Interference alignment (IA) in the spatial domain has been recognized as an important technique to handle the interference in dense network. However, traditional IA is flawed especially for large scale antenna systems. With challenges brought by hybrid precoding, IA cannot be perfectly achieved with limited radio frequency (RF) chains. In this article, we adopt the thought of interference subspace alignment (ISA) and provide full digital and hybrid precoding schemes for multi-cell multi-user systems under an interfering broadcast channel model. For full digital precoding, we derive the requirement for transmitting antennas to achieve ISA. A closed-form ISA solution space is further developed, where the interference subspace of each user is no longer constrained. Then, a projection-based ISA algorithm is proposed for full digital precoding. The projection from the selfish design to the ISA solution space strengthens the desired signal while achieving ISA. For hybrid precoding, we formulate a vector approximation problem to minimize interference misalignment. A novel generalized gradient projection algorithm is proposed to design each RF chain. To approximately achieve ISA, two algorithms are proposed with different approximation principles.
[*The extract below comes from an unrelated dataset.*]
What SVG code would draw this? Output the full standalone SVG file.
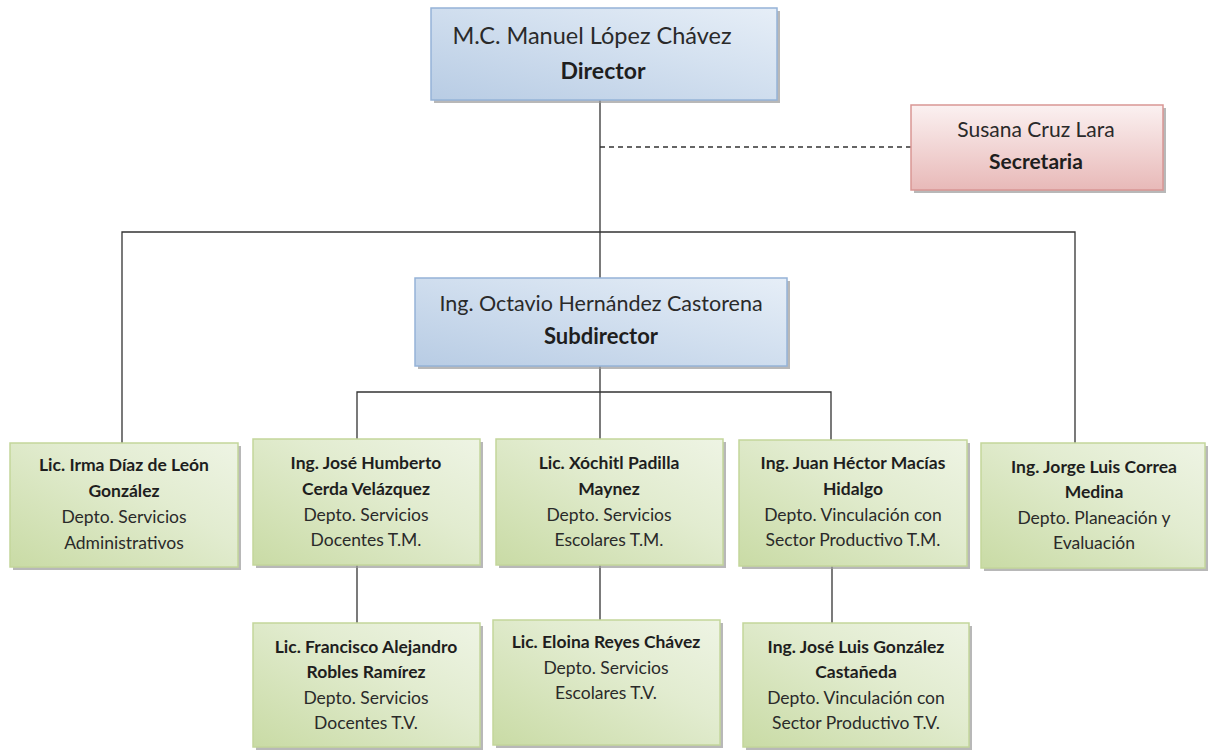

For low SNR, a specific vector in the ISA solution space is approximated to combat additive noise, while for high SNR, the whole ISA solution space is approximated to suppress interference. The proposed schemes are further extended to imperfect CSI cases for more practical scenarios. Simulation results highlight that the proposed full digital and hybrid precoding schemes can effectively handle the inter-cell and intra-cell interference and outperform the existing schemes.